Stephen Kalyta calling out all cadets with bars…
This week’s article is aimed at the barman, whom hold accountability for the young men and women in their sections, flights and squadrons. How do you lead? Do you lead by example? Do you hold yourself to a higher standard than those you command?
In answering the question, taking a reflective self-assessment may seem somewhat self-aggrandizing. I think I would agree with that. Perhaps a better way to find out is to engage your peers, even subordinates to garner a more objective opinion. What I can promise you is actual opportunities for improving your skills as a leader have little to do to do with the number of bars you wear.
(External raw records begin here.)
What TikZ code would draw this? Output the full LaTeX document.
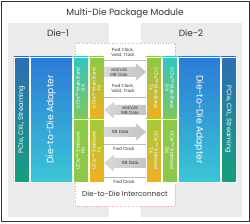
\documentclass[tikz,border=0pt]{standalone}
\usepackage{fontspec}
\setmainfont{Poppins}
\newfontfamily\smallf{Liberation Sans}
\definecolor{panel}{HTML}{EBEBEB}
\definecolor{pinkb}{HTML}{E8A0B4}
\definecolor{pcieT}{HTML}{2D6DB5}
\definecolor{pcieB}{HTML}{16A07C}
\definecolor{adT}{HTML}{2B7BD6}
\definecolor{adB}{HTML}{3AC6D6}
\definecolor{tealc}{HTML}{33C4C0}
\definecolor{greenc}{HTML}{8CC84A}
\definecolor{limec}{HTML}{A4CA3A}
\definecolor{orangec}{HTML}{F2B01E}
\definecolor{arrowgL}{HTML}{D8D8D8}
\definecolor{arrowgR}{HTML}{C4C4C4}
\definecolor{lineg}{HTML}{BBBBBB}
\definecolor{txt}{HTML}{333333}
\tikzset{
  colbox/.style={draw=white, line width=0.6pt, inner sep=0pt, minimum width=#1},
  coltext/.style={text=white, font=\smallf\fontsize{4.9}{5.4}\selectfont, align=center, inner sep=0pt},
  bigtext/.style={text=white, font=\fontsize{9.2}{10}\selectfont, inner sep=0pt},
  pcietext/.style={text=white, font=\fontsize{6.6}{7}\selectfont, inner sep=0pt},
  lbl/.style={text=txt, font=\smallf\fontsize{4.5}{4.9}\selectfont, align=center, inner sep=0pt},
  thinline/.style={draw=lineg, line width=0.4pt},
  blockarrow/.style={left color=arrowgL, right color=arrowgR},
  head/.style={text=txt, font=\fontsize{9}{10}\selectfont, inner sep=0pt}
}
\begin{document}
\begin{tikzpicture}[x=1pt,y=-1pt]
\useasboundingbox (0,0) rectangle (250,224);
\fill[white] (0,0) rectangle (250,224);
\draw[line width=0.9pt, black!80] (1,1) rectangle (249,221);
\node[head] (title) at (125,13) {Multi-Die Package Module};
% die panels
\fill[panel] (8,23) rectangle (109,217);
\fill[panel] (141,23) rectangle (242,217);
\node[head] (die1) at (58,33) {Die-1};
\node[head] (die2) at (191,33) {Die-2};
% interconnect box
\draw[pinkb, dotted, line width=0.7pt, fill=white] (75,43) rectangle (175,206);
\node[text=txt, font=\fontsize{7.2}{8}\selectfont, inner sep=0pt] (d2d) at (125,194) {Die-to-Die Interconnect};
% Die-1 columns
\node[colbox=15pt, minimum height=125pt, top color=pcieT, bottom color=pcieB] (pcie1) at (21.5,119.5) {};
\node[colbox=42pt, minimum height=125pt, top color=adT, bottom color=adB] (ad1) at (51,119.5) {};
\node[colbox=15pt, minimum height=62pt, top color=tealc, bottom color=greenc!85!tealc] (mbrx1) at (80.5,88) {};
\node[colbox=15pt, minimum height=62pt, top color=greenc, bottom color=orangec] (mbtx1) at (96.5,88) {};
\node[colbox=15pt, minimum height=63pt, top color=greenc, bottom color=greenc] (sbrx1) at (80.5,150.5) {};
\node[colbox=15pt, minimum height=63pt, top color=limec, bottom color=orangec] (sbtx1) at (96.5,150.5) {};
\node[pcietext, rotate=90] at (pcie1) {PCIe, CXL, Streaming};
\node[bigtext, rotate=90] at (ad1) {Die-to-Die Adapter};
\node[coltext, rotate=90] at (mbrx1) {UCIe\texttrademark\ Main Band\\RX};
\node[coltext, rotate=90] at (mbtx1) {UCIe\texttrademark\ Main Band\\TX};
\node[coltext, rotate=90] at (sbrx1) {UCIe\texttrademark\ Sideband\\RX};
\node[coltext, rotate=90] at (sbtx1) {UCIe\texttrademark\ Sideband\\TX};
% Die-2 columns
\node[colbox=15pt, minimum height=125pt, top color=pcieT, bottom color=pcieB] (pcie2) at (228.5,119.5) {};
\node[colbox=42pt, minimum height=125pt, top color=adT, bottom color=adB] (ad2) at (199,119.5) {};
\node[colbox=15pt, minimum height=62pt, top color=tealc, bottom color=greenc!85!tealc] (mbrx2) at (169.5,88) {};
\node[colbox=15pt, minimum height=62pt, top color=greenc, bottom color=orangec] (mbtx2) at (153.5,88) {};
\node[colbox=15pt, minimum height=63pt, top color=greenc, bottom color=greenc] (sbrx2) at (169.5,150.5) {};
\node[colbox=15pt, minimum height=63pt, top color=limec, bottom color=orangec] (sbtx2) at (153.5,150.5) {};
\node[pcietext, rotate=-90] at (pcie2) {PCIe, CXL, Streaming};
\node[bigtext, rotate=-90] at (ad2) {Die-to-Die Adapter};
\node[coltext, rotate=-90] at (mbrx2) {UCIe\texttrademark\ Main Band\\RX};
\node[coltext, rotate=-90] at (mbtx2) {UCIe\texttrademark\ Main Band\\TX};
\node[coltext, rotate=-90] at (sbrx2) {UCIe\texttrademark\ Sideband\\RX};
\node[coltext, rotate=-90] at (sbtx2) {UCIe\texttrademark\ Sideband\\TX};
% main band signals
\node[lbl] (fc1) at (123,53) {Fwd Clock,\\Valid, Track};
\draw[thinline] (mbtx1.east |- 0,60) -- (mbtx2.west |- 0,60);
\shade[blockarrow] (104,67) -- (136,67) -- (136,63.5) -- (146,72) -- (136,80.5) -- (136,77) -- (104,77) -- cycle;
\node[lbl] (mb1) at (119,72) {x64/x16\\MB Data};
\node[lbl] (fc2) at (123,89) {Fwd Clock,\\Valid, Track};
\draw[thinline] (mbtx1.east |- 0,97) -- (mbtx2.west |- 0,97);
\shade[blockarrow] (146,105) -- (114,105) -- (114,101.5) -- (104,110) -- (114,118.5) -- (114,115) -- (146,115) -- cycle;
\node[lbl] (mb2) at (130,110) {x64/x16\\MB Data};
% sideband signals
\shade[blockarrow] (104,127) -- (136,127) -- (136,123.5) -- (146,132) -- (136,140.5) -- (136,137) -- (104,137) -- cycle;
\node[lbl] (sb1) at (120,132) {SB Data};
\draw[thinline] (sbtx1.east |- 0,144) -- (sbtx2.west |- 0,144);
\node[lbl] (fc3) at (124,149) {Fwd Clock};
\shade[blockarrow] (146,158) -- (114,158) -- (114,154.5) -- (104,163) -- (114,171.5) -- (114,168) -- (146,168) -- cycle;
\node[lbl] (sb2) at (130,163) {SB Data};
\draw[thinline] (sbtx1.east |- 0,177) -- (sbtx2.west |- 0,177);
\node[lbl] (fc4) at (124,182) {Fwd Clock};
\end{tikzpicture}
\end{document}
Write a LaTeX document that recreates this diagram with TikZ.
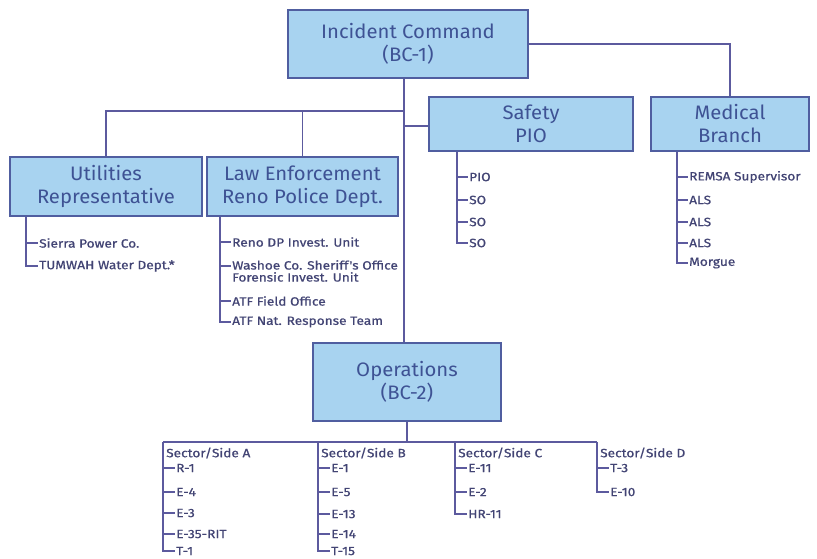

Even without bars, RMC affords numerous opportunities for informal leadership in sports, parades, and social gatherings. This is your proving ground, do not squander it.
Authority is not leadership.
Leadership is a profession guided by moral and ethical principles that transcend rank, privilege, or station. To have authority over others is also not accountability. Being accountable for the welfare of those you command is the most distinctive separation between the character of an officer over the myriad non-military “managers” I have encountered in my 27 year career. To be accountable means you are integral to and willing to promote the welfare of those you command, regardless of whether it is personally convenient, timely, or worse yet, a distraction. As a barman, you are called to a position of authority. Whether you choose to be a leader rather than a manager, is one of the greatest learning tools to prepare you for your career as an officer. Lead by example from the front and inspire those behind you, by holding yourself to a higher standard.